Measuring the human nature of our events
By Sophie Holt, Managing Director, Explori
Many event planners I speak with often struggle to demonstrate the value of their event programs to internal stakeholders. A persistent challenge arises when assessing how to measure the success of an international program comprising in-person and virtual meetings and events for their business.
Quantifying value and success can be challenging because events and data are seldom viewed as synonymous. Different events have different objectives, and no two meetings are ever alike. However, in a time when budgets and environmental impact are under scrutiny, it is fast becoming essential to quantify the human experience and influence our event programs have on delivering business goals.
The answer lies in having a deep understanding of our attendees’ journeys, objectives and behaviors—and adopting a customer-centric approach across our event teams and building a robust data strategy that centers around attendees in the decision-making process.
Because we organize events for our audiences, we believe we know our audiences. We engage with our communities daily, leading us to think that data cannot reveal anything beyond our existing knowledge.

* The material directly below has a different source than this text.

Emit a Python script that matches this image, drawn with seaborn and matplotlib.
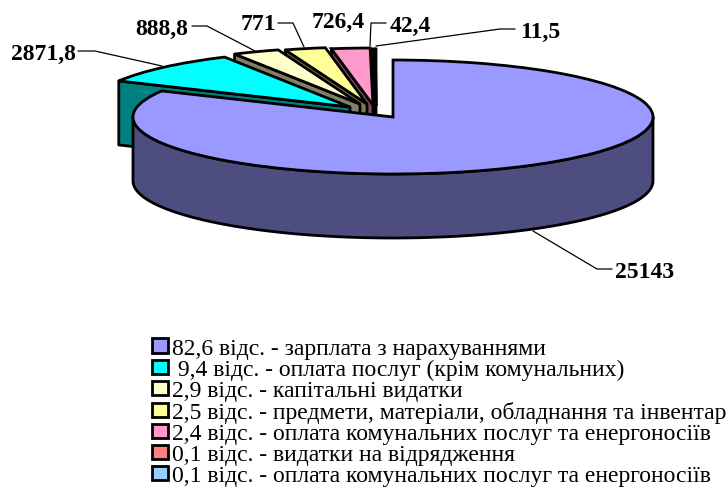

Yet, there is a danger of mistaking anecdotes for data—it is a common human trait to place greater emphasis on emotive human stories—such as the experience of the angry sponsor at the organizer’s office, or the effusive email of a delighted speaker.
Smart use of data can be a critical counterpoint to our lived experience, giving voice to the silent majority and surfacing previously hidden trends.
As people have become more discerning with their time and are looking for more curated experiences, the line between business and pleasure is much less defined. To deliver event experiences that resonate with attendees on multiple levels, we need a comprehensive 365-day data strategy that aligns with their ever-evolving preferences and expectations.